I spend a lot of time helping clients tell their stories more effectively. It’s pretty common for me to hear, “You are pretty good at this” (but I know I’m not perfect and can always get better). Then they ask how. My answer is “repetition.” When you practice a skill over and over again, you get better. I advise on storytelling almost every day. I write blogs once a week (and my research writing has improved). I dive into the nuances of technology buying and selling regularly to understand nuances. All of this helps me get better.
Repetition has been shown to work in numerous areas. New doctors (like my daughter–yes humble brag moment) spend much of med school learning by doing. Elite athletes practice their craft over and over and over. Musicians, actors and actresses, chess masters all get better through repetition.

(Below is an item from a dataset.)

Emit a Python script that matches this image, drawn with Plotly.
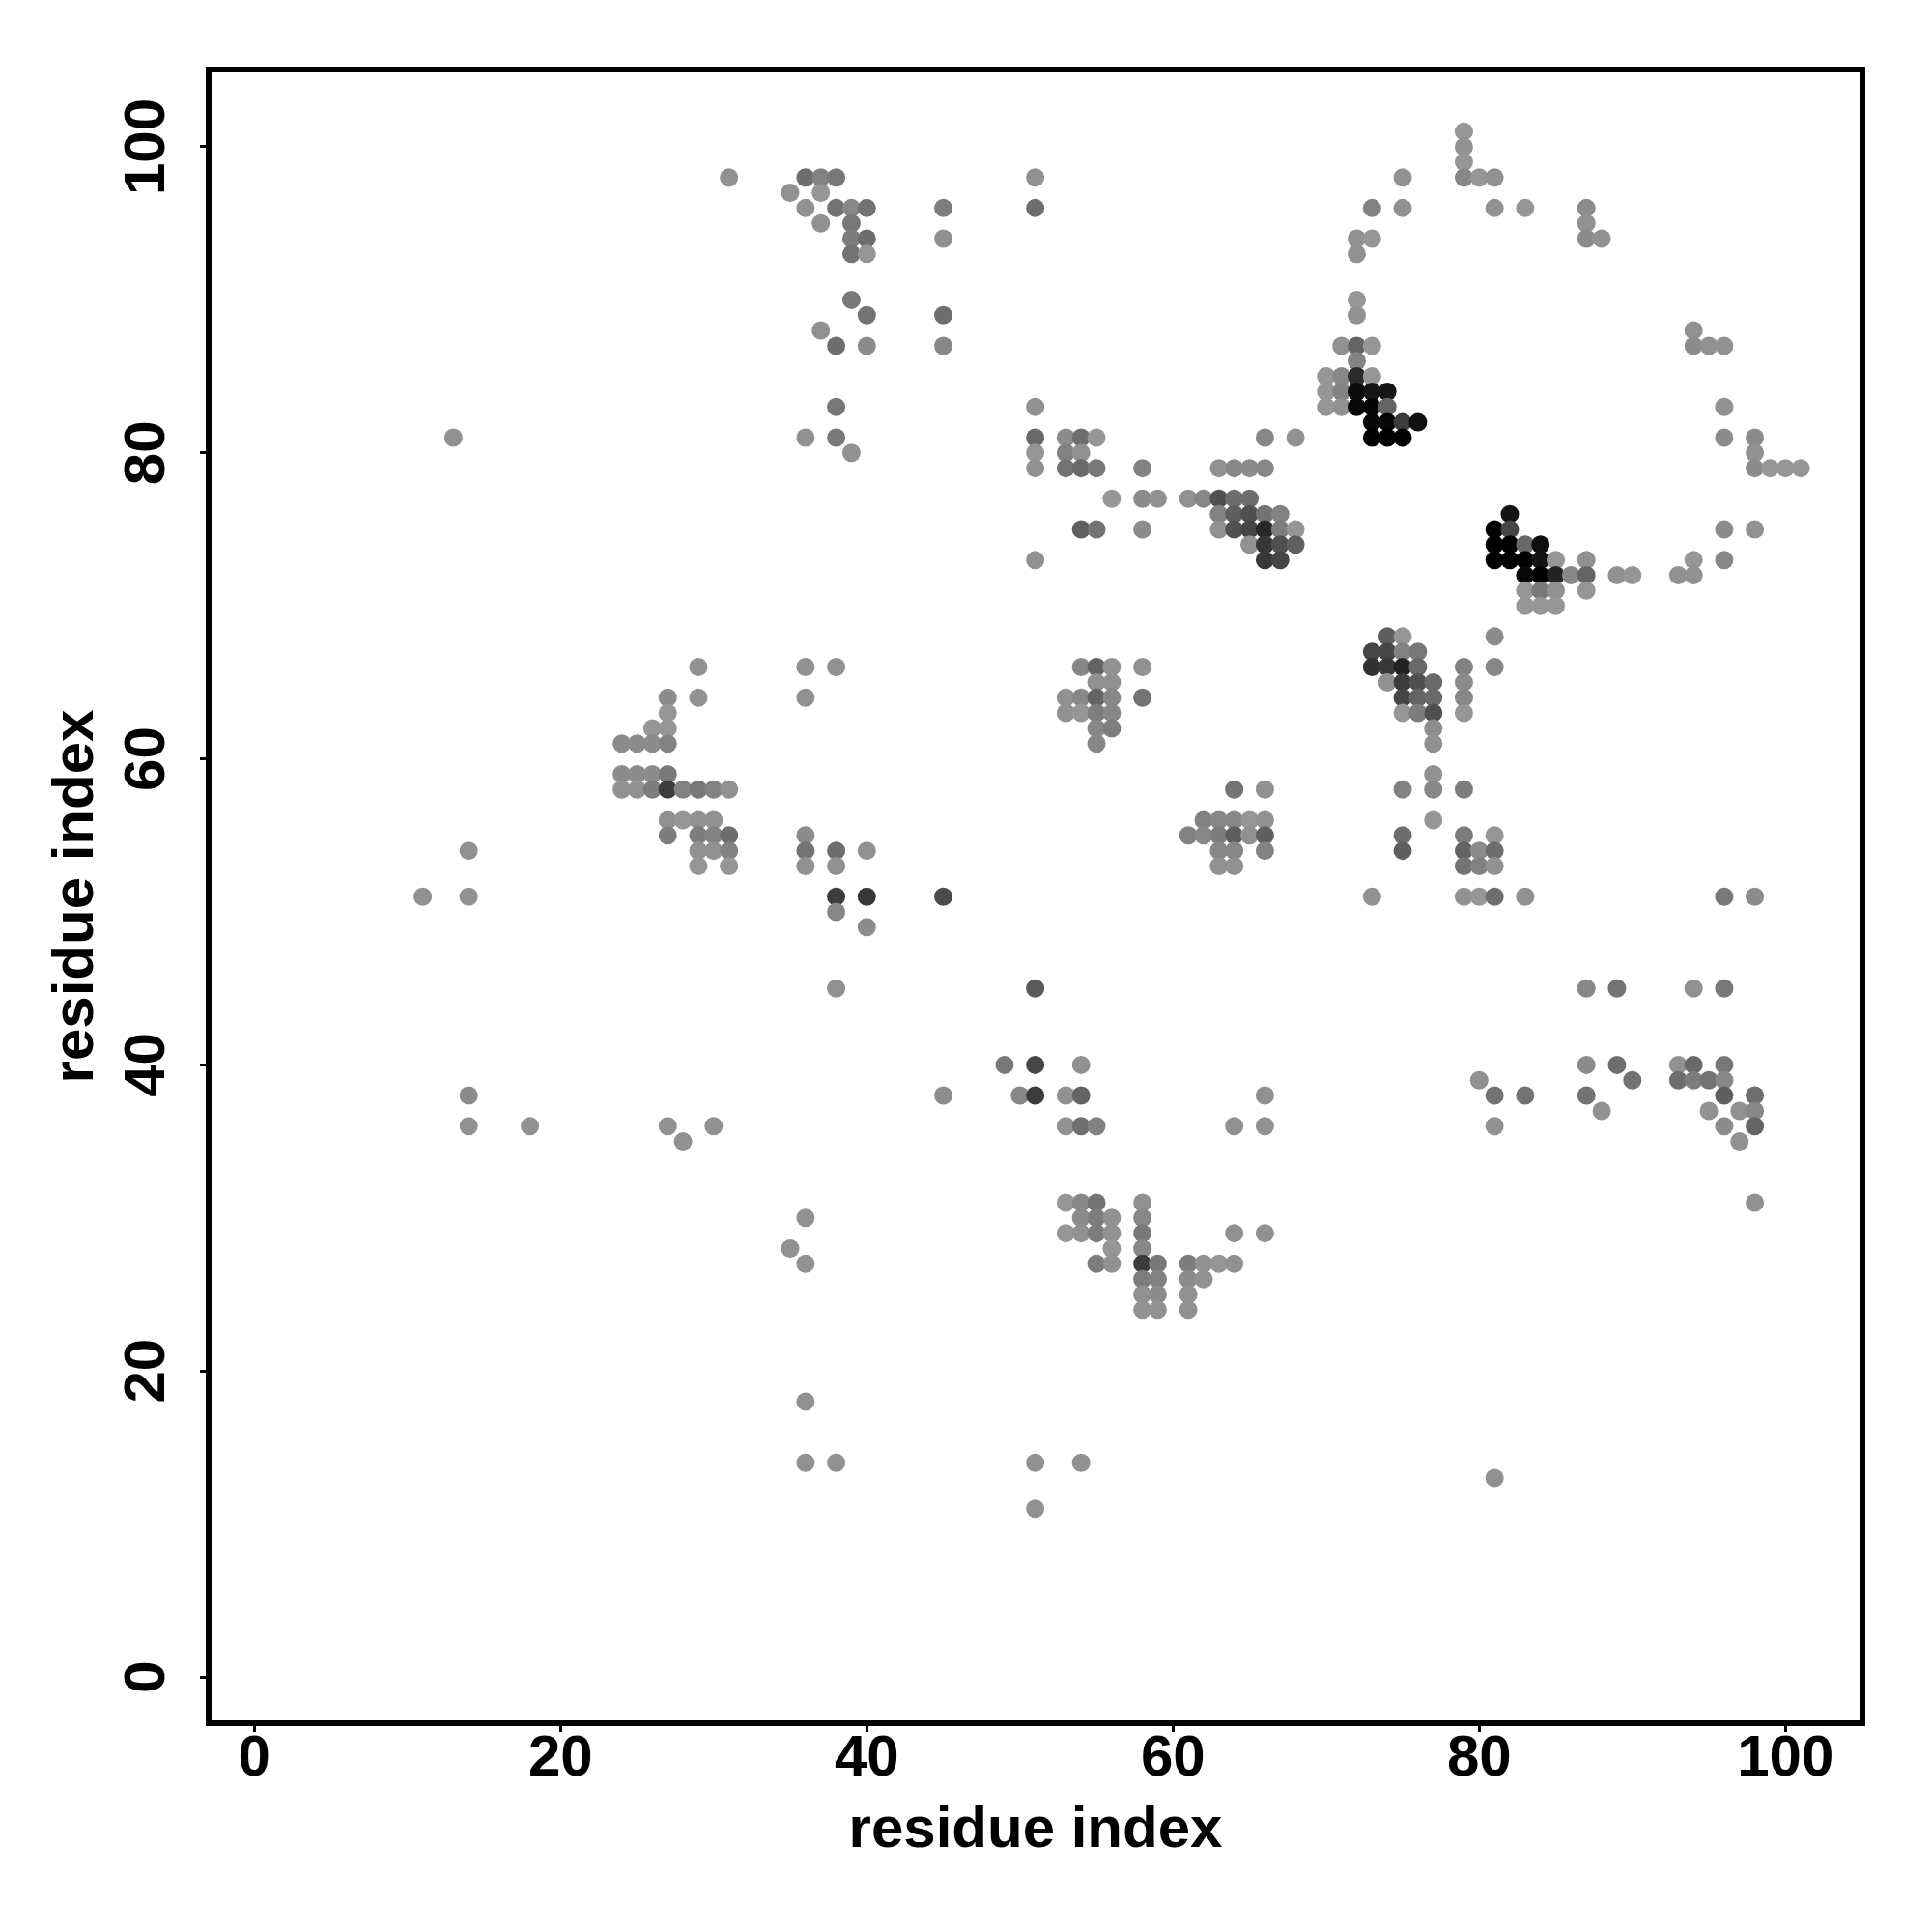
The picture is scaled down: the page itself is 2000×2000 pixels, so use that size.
import plotly.graph_objects as go

rows = [101,100,99,98,97,96,95,94,93,90,89,88,87,86,85,84,83,82,81,80,79,77,76,75,74,73,72,71,70,
        68,67,66,65,64,63,62,61,59,58,56,55,54,53,51,50,49,45,40,39,38,37,36,35,31,30,29,28,27,26,25,24,18,14,13,11]

xs_by_row = [
 [79],[79],[79],
 [31,36,37,38,51,75,79,80,81],
 [35,37],
 [36,38,39,40,45,51,73,75,81,83,87],
 [37,39,87],
 [39,40,45,72,73,87,88],
 [39,40,72],
 [39,72],
 [40,45,72],
 [37,94],
 [38,40,45,71,72,73,94,95,96],
 [72],
 [70,71,72,73],
 [70,71,72,73,74],
 [38,51,70,71,72,73,74,96],
 [73,74,75,76],
 [13,36,38,51,53,54,55,66,68,73,74,75,96,98],
 [39,51,53,54,98],
 [51,53,54,55,58,63,64,65,66,98,99,100,101],
 [56,58,59,61,62,63,64,65],
 [63,64,65,66,67,82],
 [54,55,58,63,64,65,66,67,68,81,82,96,98],
 [65,66,67,68,81,82,83,84],
 [51,66,67,81,82,83,84,85,87,94,96],
 [83,84,85,86,87,89,90,93,94],
 [83,84,85,87],
 [83,84,85],
 [74,75,81],
 [73,74,75,76],
 [29,36,38,54,55,56,58,73,74,75,76,79,81],
 [55,56,74,75,76,77,79],
 [27,29,36,53,54,55,56,58,75,76,77,79],
 [27,53,54,55,56,75,76,77,79],
 [26,27,55,56,77],
 [24,25,26,27,55,77],
 [24,25,26,27,77],
 [24,25,26,27,28,29,30,31,64,66,75,77,79],
 [27,28,29,30,62,63,64,65,66,77],
 [27,29,30,31,36,61,62,63,64,65,66,75,79,81],
 [14,29,30,31,36,38,40,63,64,66,75,79,80,81],
 [29,31,36,38,63,64,79,80,81],
 [11,14,38,40,45,73,79,80,81,83,96,98],
 [38],
 [40],
 [38,51,87,89,94,96],
 [49,51,54,87,89,93,94,96],
 [80,90,93,94,95,96],
 [14,45,50,51,53,54,66,81,83,87,96,98],
 [88,95,97,98],
 [14,18,27,30,53,54,55,64,66,81,96,98],
 [28,97],
 [53,54,55,58,98],
 [36,54,55,56,58],
 [53,54,55,56,58,64,66],
 [35,56,58],
 [36,55,56,58,59,61,62,63,64],
 [58,59,61,62],
 [58,59,61],
 [58,59,61],
 [36],
 [36,38,51,54],
 [81],
 [51],
]

grays_by_row = [
 [150],[145],[150],
 [145,110,130,120,145,145,135,150,145],
 [145,150],
 [145,115,135,115,125,110,130,145,145,150,140],
 [145,120,145],
 [125,110,145,145,150,140,145],
 [115,150,145],
 [120,150],
 [115,110,145],
 [145,145],
 [110,140,135,145,100,150,140,145,145],
 [130],
 [150,135,42,150],
 [150,130,10,22,22],
 [120,145,150,145,8,5,100,145],
 [6,6,60,15],
 [145,145,120,105,140,110,150,135,145,0,0,0,140,140],
 [145,150,130,145,145],
 [145,115,105,120,130,145,135,140,135,140,150,150,150],
 [150,140,145,145,135,80,110,110],
 [130,95,80,115,130,20],
 [95,115,140,145,80,70,40,125,150,0,70,140,145],
 [145,55,80,95,0,0,105,15],
 [145,55,70,0,0,0,20,150,145,150,135],
 [8,0,35,135,100,145,150,145,145],
 [150,120,145,150],
 [150,150,150],
 [95,150,140],
 [70,70,130,120],
 [145,145,145,135,100,145,145,50,55,35,105,130,135],
 [145,145,145,60,80,105,140],
 [140,145,145,145,135,100,135,115,70,100,105,135],
 [150,145,150,125,135,150,125,80,150],
 [150,150,135,125,140],
 [140,140,140,130,135,145],
 [140,140,140,120,145],
 [145,145,125,60,130,120,130,145,115,145,130,135,125],
 [145,150,145,145,130,135,135,150,145,150],
 [125,125,130,110,140,130,135,125,95,145,95,110,125,150],
 [145,145,145,130,115,110,145,135,135,130,95,100,140,110],
 [150,150,145,145,145,145,115,130,145],
 [145,145,60,55,75,145,145,150,110,145,120,140],
 [135],
 [140],
 [145,90,135,115,145,120],
 [120,70,145,140,110,145,105,120],
 [145,115,110,125,115,135],
 [140,140,135,60,145,100,145,115,115,115,95,110],
 [145,145,145,135],
 [145,145,145,145,145,110,130,145,145,145,140,100],
 [145,145],
 [150,135,115,145,145],
 [145,140,125,145,135],
 [150,145,125,145,120,145,145],
 [145,150,135],
 [145,125,145,60,120,125,145,150,145],
 [125,130,140,145],
 [145,140,145],
 [145,145,145],
 [145],
 [145,145,145,145],
 [145],
 [145],
]

tick_vals = [0, 20, 40, 60, 80, 100]
axis_label = "residue index"

assert len(rows) == len(xs_by_row) == len(grays_by_row)
x, y, color = [], [], []
for r, xs, gs in zip(rows, xs_by_row, grays_by_row):
    assert len(xs) == len(gs), r
    for a, g in zip(xs, gs):
        x.append(a); y.append(r); color.append(f"rgb({g},{g},{g})")

FONT = "Liberation Sans"
fig = go.Figure(go.Scatter(x=x, y=y, mode="markers",
                           marker=dict(size=19, color=color, line=dict(width=0)),
                           hoverinfo="skip"))

common = dict(
    tickmode="array", tickvals=tick_vals, ticktext=[str(v) for v in tick_vals],
    showgrid=False, zeroline=False, showline=True, mirror=True,
    linecolor="black", linewidth=6, ticks="outside", ticklen=6, tickwidth=3,
    tickcolor="black",
    tickfont=dict(family=FONT, size=60, color="black", weight="bold"),
)
fig.update_xaxes(range=[-2.795, 104.84], ticklabelstandoff=-27,
                 title=dict(text=axis_label, standoff=22,
                            font=dict(family=FONT, size=60, color="black", weight="bold")),
                 **common)
fig.update_yaxes(range=[-2.84, 104.86], tickangle=-90, ticklabelstandoff=13,
                 ticklabelshift=9,
                 title=dict(text=axis_label, standoff=2,
                            font=dict(family=FONT, size=60, color="black", weight="bold")),
                 **common)
fig.update_layout(width=2000, height=2000, autosize=False,
                  margin=dict(l=219, r=75, t=75, b=219, autoexpand=False),
                  plot_bgcolor="white", paper_bgcolor="white", showlegend=False)
fig.write_html("out.html", post_script="document.body.style.margin='0';",
               config=dict(displayModeBar=False))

But there is a risk with repetition (the real theme of this blog)–and that is taking things for granted. With repetition, things start to come naturally. When others ask how you do it, it’s easy to say “I’m not sure, it just happens.” We also take for granted that others will understand the things we mastered.
Have you spent time with people who describe things confidently, but you feel like you are in the middle of the conversation and have no context for what they are talking about? Have you seen people cite conclusions that seem to come from nowhere (but often make a lot of sense)?
When you master something, you need to remember that others have spent much less time working and thinking about things. I often remind clients that messaging that is stale to them (because they hear it or say it over and over and over every day) is new to most of their prospects (who may be hearing it for the first time). In B2B sales, when you help multiple clients buy and gain value from their purchase, you are learning what set of activities where required to buy easily and get value. You can bring that to new prospects that only buy something in your category on occasion.
Practice repetition to get better. Share the things you learn through repetition to help others get better.